PSI helped this customer keep up with orders even during peak season without having to sacrifice the customer’s unboxing experience
The Situation:
A national home décor company had gone through rapid growth in the last two years, and were now shipping on average, 3,500 orders per day. Their order fulfillment process was completely manual, as presentation of the product inside the shipping box was extremely important to their brand. Pack station operators would pack the unwrapped product into the box, then based on the order profile, insert the relevant marketing material before closing and sealing the box. The operator would then measure, weigh, and create the shipping label which was applied to the outside of the box. This process was costly as it required a minimum of 15 packers for an 8 hour shift just to meet minimum demand.
Issues and costs started to compound as the company ramped up its online promotions, the order backlog would take two or three days to clear the volume. This backlog caused packers to rush, resulting in human errors in the packaging and the shipping label creation. The company was forced to put in additional packing stations for temporary labor to manage these demand spikes, taking up more of their valuable warehouse space. In addition, with delivery times being pushed out, customer complaints were on the rise, and customer satisfaction, a closely monitored operational KPI, was showing a troubling downward trend.
The Recommendation:
The customer approached PSI wanting to turn their pack station into a pack line, automating the most time consuming, error-prone transactions.

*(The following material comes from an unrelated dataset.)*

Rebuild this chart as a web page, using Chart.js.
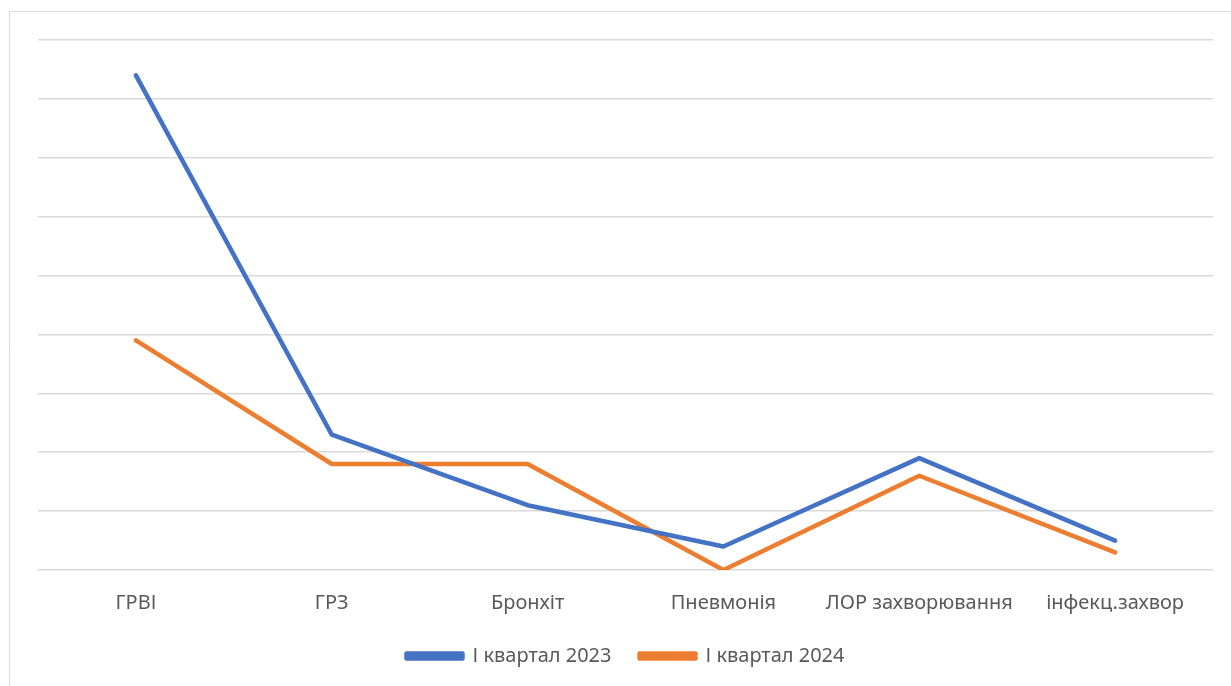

As the presentation of the product in the box is highly important to this customer and the product had to be displayed in a certain way to the end customer, PSI recommended that they keep the product packing and void fill as a manual step, but automate all downstream packaging steps. With the open boxes being placed onto a conveyor line with the product inserted, a Print Feeder was used to print on demand and insert the packing slip; LC Feeders were used to insert specific marketing materials, and then the box was closed and sealed, dimensioned, and a label was printed and applied onto the box, ready for shipping.
The Results:
This simple semi-automatic pack line was able to reduce the processing time of each order by more than one minute, increasing the capacity of their order fulfillment from 3,500 per day to over 6,000 orders per day. In addition to this throughput increase, the customer was able to reduce their non-peak pack station labor from 15 staff to 6, and immediate positive impact to the profitability of the department.
This hybrid solution of part manual, part automated order fulfillment ensured that the orders were fulfilled as quickly and accurately as possible without sacrificing the attention to detail a human operator puts into the packaging and presentation of the final product.